Volatile Key The volatile key is securely stored in battery-backed RAM within the device. Proprietary security features make it difficult to determine this key.
Key Generation A user provided 256-bit key is processed by a one-way function before being programmed into the device.
Key Choice Both volatile and non-volatile key can exist in a device. User can choose which key to use by setting the option bits in encrypted configuration file through the Convert Programming File tool or the Qcrypt tool.
Tamper Protection Mode Tamper protection mode prevents the FPGA from being loaded with an unencrypted configuration file. When you enable this mode, the FPGA can only be loaded with a configuration that has been encrypted with your key. Unencrypted configurations and configurations encrypted with the wrong key results in a configuration failure. You can enable this mode by setting a fuse within the device.
Configuration Readback These devices do not support a configuration readback feature. From a security perspective, this makes readback of your unencrypted configuration data infeasible.

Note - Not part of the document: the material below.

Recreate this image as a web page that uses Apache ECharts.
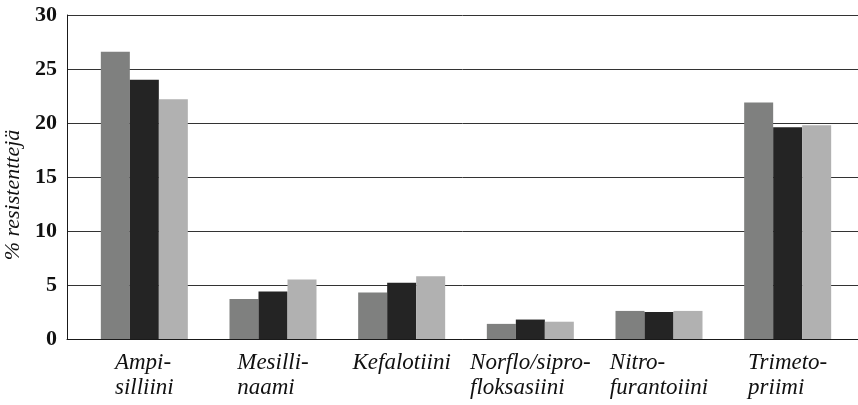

Security Key Control By using different JTAG instructions and the security option in the Qcrypt tool, you have the flexibility to permanently or temporarily disable the use of the non-volatile or volatile key. You can also choose to lock the volatile key to prevent it from being overwritten or reprogrammed.
JTAG Access Control

You can enable various levels of JTAG access control by setting the OTP fuses or option bits in the configuration file using the Qcrypt tool:

  1. Force full configuration or partial configuration to be done through HPS only.
  2. Bypass external JTAG pin or HPS JTAG. This feature disables external JTAG or HPS JTAG access, but can be unlocked through internal core access.
  3. Disable all AES key related JTAG instructions from external JTAG pins.
  4. Allows only a limited set of mandatory JTAG instruction to be accessed through external JTAG, similar to JTAG Secure mode.
  • You cannot enable encryption and compression at the same time for all configuration scheme.
  • When you use design security with Intel® Arria® 10 devices in an FPP configuration scheme, it requires a different DCLK-to-DATA[] ratio.